Suddenly a very old smelly man and a very young baby consummated their love and kinship. Erik in an act of total trust, love, and submission laid his tiny head upon the man’s ragged shoulder. The man’s eyes closed, and I saw tears hover beneath his lashes. His aged hands full of grime, pain, and hard labor, cradled my baby’s bottom and stroked his back. No two beings have ever loved so deeply for so short a time.

I stood awestruck. The old man rocked and cradled Erik in his arms and his eyes opened and set squarely on mine. He said in a firm commanding voice, ‘You take care of this baby.’ Somehow I managed, ‘I will,’ from a throat that contained a stone.

He pried Erik from his chest, lovingly and longingly, as though he were in pain.
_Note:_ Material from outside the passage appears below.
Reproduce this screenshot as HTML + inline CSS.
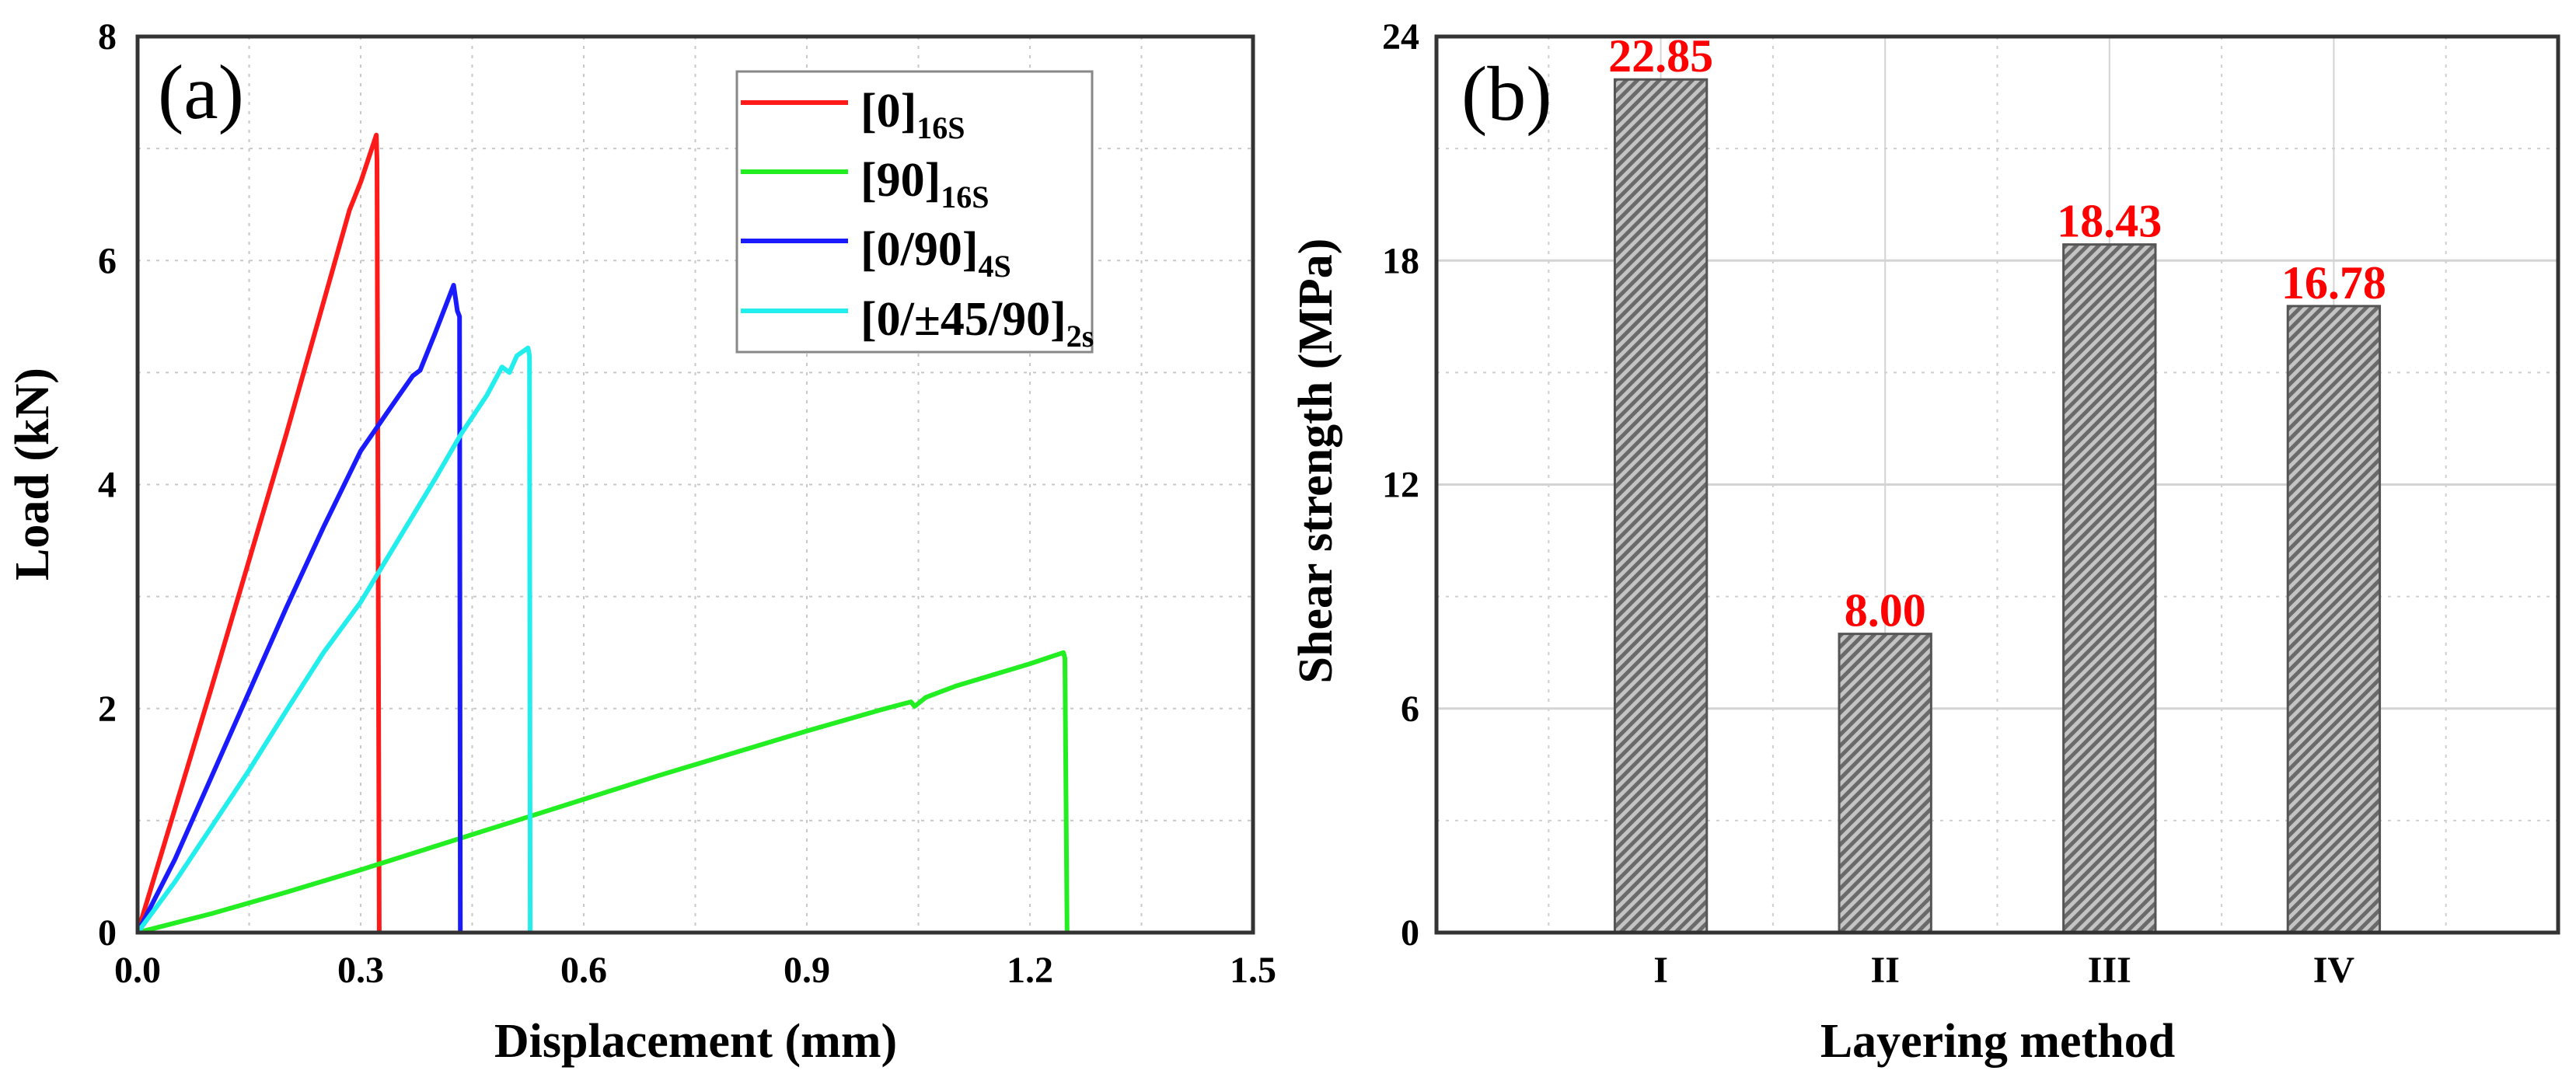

I received my baby, and the man said, ‘God bless you, ma’am, you’ve given me my Christmas gift.’ I said nothing more than a muttered thanks.

With Erik in my arms, I ran for the car. My husband was wondering why I was crying and holding Erik so tightly, and why I was saying, ‘My God, my God, forgive me.’

I had just witnessed real love shown through the innocence of a tiny child who saw no sin, who made no judgment; a child who saw a soul, and a mother who saw a suit of clothes. I was blind, holding a child who was not.